• SUPPLIED MATERIAL:
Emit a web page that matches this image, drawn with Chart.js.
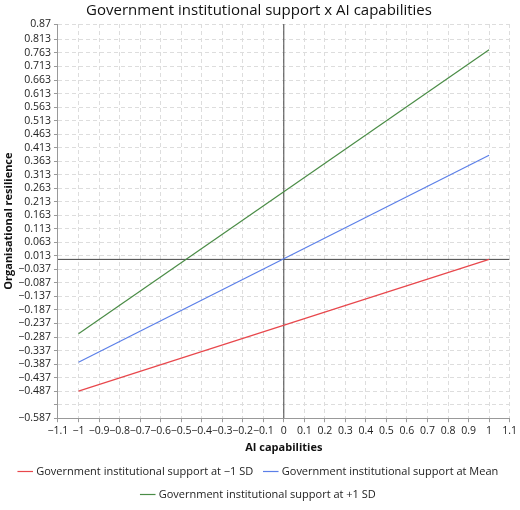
<!DOCTYPE html>
<html><head><meta charset="utf-8">
<script src="https://cdn.jsdelivr.net/npm/chart.js@4"></script>
<style>body{margin:0;background:#fff}#w{width:520px;height:510px}</style>
</head><body><div id="w"><canvas id="c"></canvas></div>
<script>
// valeurs
const xs = [-1, 1];
const lowSD = [-0.487, 0.0];
const meanSD = [-0.38, 0.385];
const highSD = [-0.275, 0.775];
const seriesNames = ['Government institutional support at \u22121 SD', 'Government institutional support at Mean', 'Government institutional support at +1 SD'];
const yTicks = [0.87];
for (let v = 0.813; v > -0.6; v -= 0.05) yTicks.push(Math.round(v * 1000) / 1000);
const hiddenTick = -0.537;

const fmt = v => (v < 0 ? '\u2212' + String(-v) : String(v));
const pts = ys => xs.map((x, i) => ({ x, y: ys[i] }));
const mk = (label, ys, color) => ({ label, data: pts(ys), borderColor: color, backgroundColor: color, borderWidth: 1.2, pointRadius: 0 });

new Chart(document.getElementById('c'), {
    type: 'scatter',
    data: {
        datasets: [
            mk(seriesNames[0], lowSD, '#e8474c'),
            mk(seriesNames[1], meanSD, '#5b7fe8'),
            mk(seriesNames[2], highSD, '#4a8c46'),
            { label: '', data: [{ x: -1.1, y: 0 }, { x: 1.1, y: 0 }], borderColor: '#444', borderWidth: 1, pointRadius: 0 },
            { label: '', data: [{ x: 0, y: -0.587 }, { x: 0, y: 0.87 }], borderColor: '#444', borderWidth: 1, pointRadius: 0 }
        ].map(d => ({ ...d, showLine: true }))
    },
    options: {
        responsive: true, maintainAspectRatio: false, animation: false,
        layout: { padding: { right: 4, left: 2, top: 2 } },
        plugins: {
            title: { display: true, text: 'Government institutional support x AI capabilities', color: '#111', font: { family: 'Open Sans', size: 15, weight: 'normal' }, padding: { top: 0, bottom: 4 } },
            legend: {
                position: 'bottom',
                labels: { usePointStyle: true, pointStyle: 'line', boxWidth: 30, color: '#222', font: { family: 'Open Sans', size: 11 }, padding: 12,
                    filter: it => it.text !== '' }
            },
            tooltip: { enabled: false }
        },
        scales: {
            x: {
                type: 'linear', min: -1.1, max: 1.1,
                title: { display: true, text: 'AI capabilities', color: '#111', font: { family: 'Open Sans', size: 11, weight: 'bold' }, padding: 0 },
                afterBuildTicks: ax => { ax.ticks = []; for (let i = -11; i <= 11; i++) ax.ticks.push({ value: i / 10 }); },
                ticks: { autoSkip: false, maxRotation: 0, color: '#222', font: { family: 'Open Sans', size: 10.5 }, callback: v => fmt(Math.round(v * 10) / 10) },
                grid: { color: '#ddd', tickColor: '#999', tickLength: 4 },
                border: { dash: [4, 3], color: '#999' }
            },
            y: {
                type: 'linear', min: -0.587, max: 0.87,
                title: { display: true, text: 'Organisational resilience', color: '#111', font: { family: 'Open Sans', size: 11, weight: 'bold' }, padding: 0 },
                afterBuildTicks: ax => { ax.ticks = yTicks.map(v => ({ value: v })); },
                ticks: { autoSkip: false, color: '#222', font: { family: 'Open Sans', size: 10.5 }, callback: v => (Math.abs(v - hiddenTick) < 1e-6 ? '' : fmt(v)) },
                grid: { color: '#ddd', tickColor: '#999', tickLength: 4 },
                border: { dash: [4, 3], color: '#999' }
            }
        }
    }
});
</script></body></html>
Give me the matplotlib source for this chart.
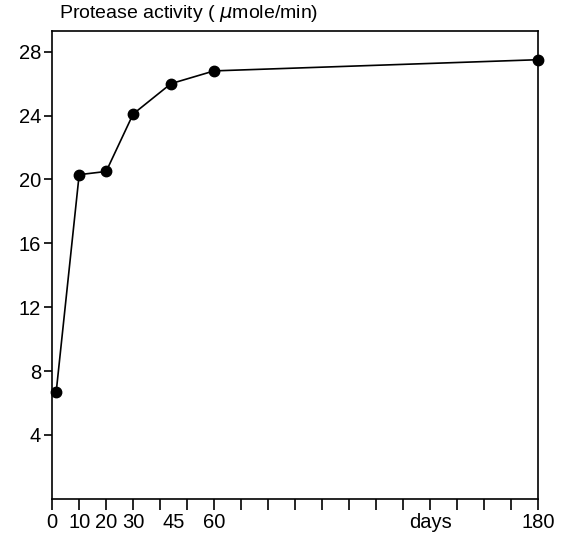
import matplotlib
matplotlib.use('Agg')
import matplotlib.pyplot as plt

matplotlib.rcParams['font.family'] = ['Liberation Sans', 'DejaVu Sans']

days = [1.5, 10, 20, 30, 44, 60, 180]
activity = [6.7, 20.3, 20.5, 24.1, 26.0, 26.8, 27.5]

xlabel_pos = [0, 10, 20, 30, 45, 60, 140, 180]
xlabel_txt = ['0', '10', '20', '30', '45', '60', 'days', '180']
ytick_pos = [4, 8, 12, 16, 20, 24, 28]


def protease_plot():
    fig = plt.figure(figsize=(5.67, 5.34), dpi=100)
    ax = fig.add_axes([0.092, 0.066, 0.857, 0.876])

    ax.plot(days, activity, '-', color='black', lw=1.2)
    ax.plot(days, activity, 'o', color='black', markersize=7.5, clip_on=False)

    ax.set_xlim(0, 180)
    ax.set_ylim(0, 29.3)

    # tick marks every 10 days, labels set separately
    ax.xaxis.remove_overlapping_locs = False
    ax.set_xticks(range(0, 181, 10), minor=True)
    ax.set_xticks(xlabel_pos, xlabel_txt)
    ax.tick_params(axis='x', which='major', length=0, pad=10, labelsize=14.5)
    ax.tick_params(axis='x', which='minor', length=8, width=1.2, direction='out')

    ax.set_yticks(ytick_pos)
    ax.tick_params(axis='y', length=6, width=1.2, pad=2, labelsize=14.5)

    for sp in ax.spines.values():
        sp.set_linewidth(1.2)

    fig.text(0.104, 0.974, 'Protease activity ( $\\mu$mole/min)',
             fontsize=14, va='center', ha='left')

    fig.savefig('out.png', dpi=100)


if __name__ == '__main__':
    protease_plot()
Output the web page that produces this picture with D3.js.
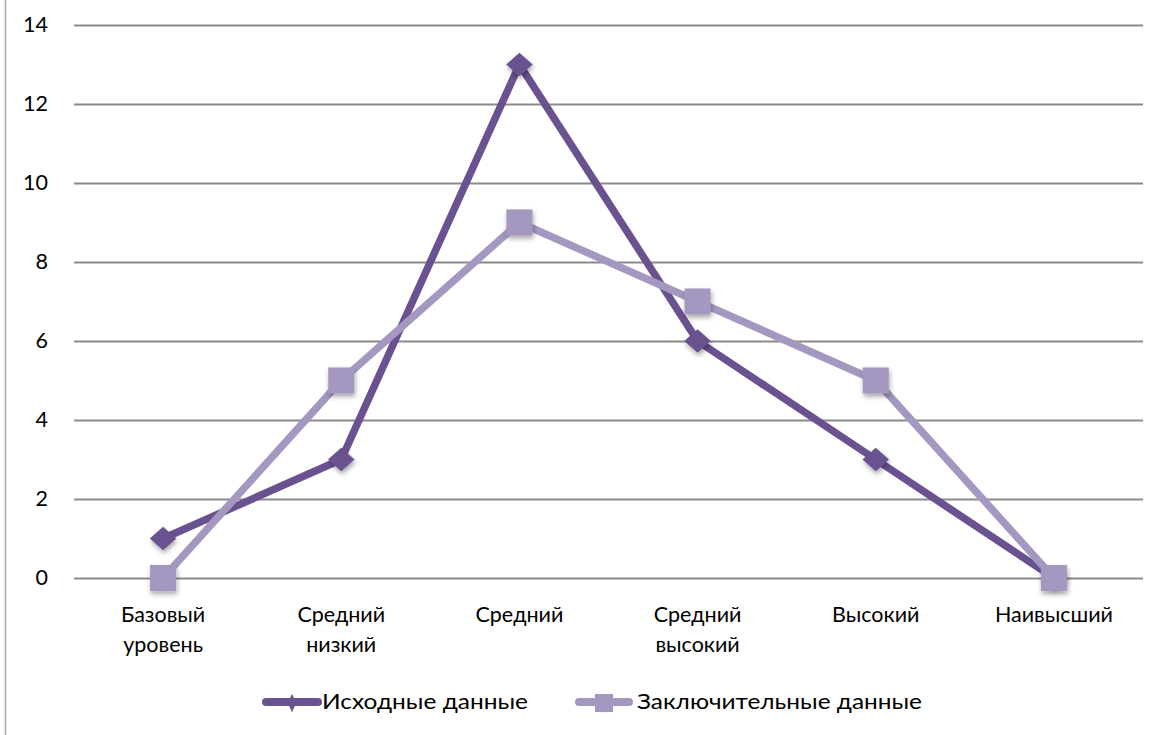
<!DOCTYPE html>
<html>
<head>
<meta charset="utf-8">
<script src="https://cdn.jsdelivr.net/npm/d3@7"></script>
<style>
  html, body { margin: 0; padding: 0; background: #fff; }
  svg { display: block; font-family: Lato, "Open Sans", sans-serif; }
</style>
</head>
<body>
<svg id="chart" width="1163" height="735"></svg>
<script>
// Levels along the x axis (multi-line labels)
const categories = [
  ["Базовый", "уровень"],
  ["Средний", "низкий"],
  ["Средний"],
  ["Средний", "высокий"],
  ["Высокий"],
  ["Наивысший"]
];
const seriesNames = ["Исходные данные", "Заключительные данные"];
const initialValues = [1, 3, 13, 6, 3, 0];
const finalValues = [0, 5, 9, 7, 5, 0];
const yTicks = [0, 2, 4, 6, 8, 10, 12, 14];

const colors = ["#6a5190", "#a598c0"];

const svg = d3.select("#chart");
const W = 1163, H = 735;
const plot = { left: 74, right: 1143, top: 25, bottom: 578 };

// Outer frame edge
svg.append("line")
  .attr("x1", 5.5).attr("x2", 5.5).attr("y1", 0).attr("y2", H)
  .attr("stroke", "#a6a6a6").attr("stroke-width", 1.5);

const x = d3.scaleBand()
  .domain(d3.range(categories.length))
  .range([plot.left, plot.right])
  .paddingInner(0).paddingOuter(0);
const cx = i => x(i) + x.bandwidth() / 2;

const y = d3.scaleLinear().domain([0, 14]).range([plot.bottom, plot.top]);

// Horizontal gridlines
svg.append("g").selectAll("line").data(yTicks).join("line")
  .attr("x1", plot.left).attr("x2", plot.right)
  .attr("y1", d => Math.round(y(d)) + 0.5).attr("y2", d => Math.round(y(d)) + 0.5)
  .attr("stroke", "#8a8a8a").attr("stroke-width", 1.8);

// Y axis labels
const yAxis = d3.axisLeft(y).tickValues(yTicks).tickSize(0).tickPadding(0);
const gy = svg.append("g").attr("transform", `translate(48,0)`).call(yAxis);
gy.select(".domain").remove();
gy.selectAll("text")
  .attr("font-size", 21.5).attr("fill", "#000")
  .attr("font-family", "Lato, 'Open Sans', sans-serif");

// Category labels
const gx = svg.append("g");
categories.forEach((lines, i) => {
  const t = gx.append("text")
    .attr("x", cx(i)).attr("y", 622)
    .attr("text-anchor", "middle")
    .attr("font-size", 21.5).attr("fill", "#000");
  lines.forEach((ln, k) => {
    t.append("tspan").attr("x", cx(i)).attr("dy", k === 0 ? 0 : 30).text(ln);
  });
});

// Soft shadow for markers
const defs = svg.append("defs");
const f = defs.append("filter").attr("id", "shadow")
  .attr("x", "-50%").attr("y", "-50%").attr("width", "200%").attr("height", "200%");
f.append("feDropShadow").attr("dx", 1).attr("dy", 3).attr("stdDeviation", 2.5)
  .attr("flood-color", "#000").attr("flood-opacity", 0.35);

const line = d3.line().x((d, i) => cx(i)).y(d => y(d));

// Diamond symbol with adjustable width/height ratio
const makeDiamond = (wScale) => ({
  draw(ctx, size) {
    const r = Math.sqrt(size) / 2;
    const rx = r * wScale;
    ctx.moveTo(0, -r); ctx.lineTo(rx, 0); ctx.lineTo(0, r); ctx.lineTo(-rx, 0); ctx.closePath();
  }
});

function drawSeries(values, color, shape, size) {
  const g = svg.append("g");
  g.append("path").datum(values)
    .attr("d", line)
    .attr("fill", "none").attr("stroke", color)
    .attr("stroke-width", 7.5).attr("stroke-linejoin", "round").attr("stroke-linecap", "round");
  const sym = d3.symbol().type(shape).size(size);
  g.selectAll("path.m").data(values).join("path")
    .attr("class", "m")
    .attr("d", sym)
    .attr("transform", (d, i) => `translate(${cx(i)},${y(d)})`)
    .attr("fill", color)
    .attr("filter", "url(#shadow)");
}

drawSeries(initialValues, colors[0], makeDiamond(1.12), 560);
drawSeries(finalValues, colors[1], d3.symbolSquare, 680);

// Legend
const legend = svg.append("g");
const legendItems = [
  { name: seriesNames[0], color: colors[0], shape: makeDiamond(0.45), size: 340, x0: 266, x1: 318, tx: 322, tw: 206 },
  { name: seriesNames[1], color: colors[1], shape: d3.symbolSquare, size: 330, x0: 579, x1: 629, tx: 637, tw: 285 }
];
legendItems.forEach(it => {
  const ly = 702;
  legend.append("line")
    .attr("x1", it.x0).attr("x2", it.x1).attr("y1", ly).attr("y2", ly)
    .attr("stroke", it.color).attr("stroke-width", 8).attr("stroke-linecap", "round");
  legend.append("path")
    .attr("d", d3.symbol().type(it.shape).size(it.size))
    .attr("transform", `translate(${(it.x0 + it.x1) / 2},${ly + 1})`)
    .attr("fill", it.color);
  legend.append("text")
    .attr("x", it.tx).attr("y", ly + 7)
    .attr("font-size", 22).attr("fill", "#000")
    .attr("textLength", it.tw).attr("lengthAdjust", "spacingAndGlyphs")
    .text(it.name);
});
</script>
</body>
</html>
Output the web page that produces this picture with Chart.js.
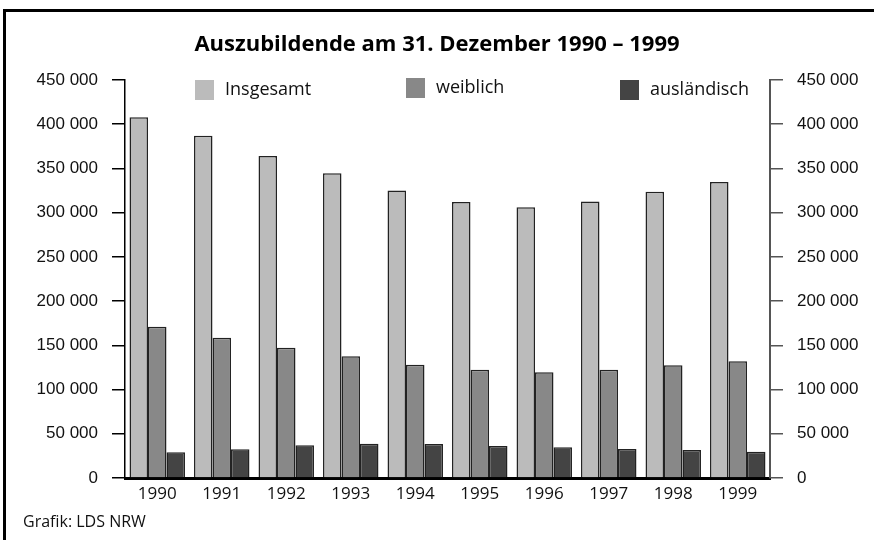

• WHAT IS NEEDED: Count how many lines in the data above hold the string "that", and give the number with no other words.

• SOLVED PROBLEM: 3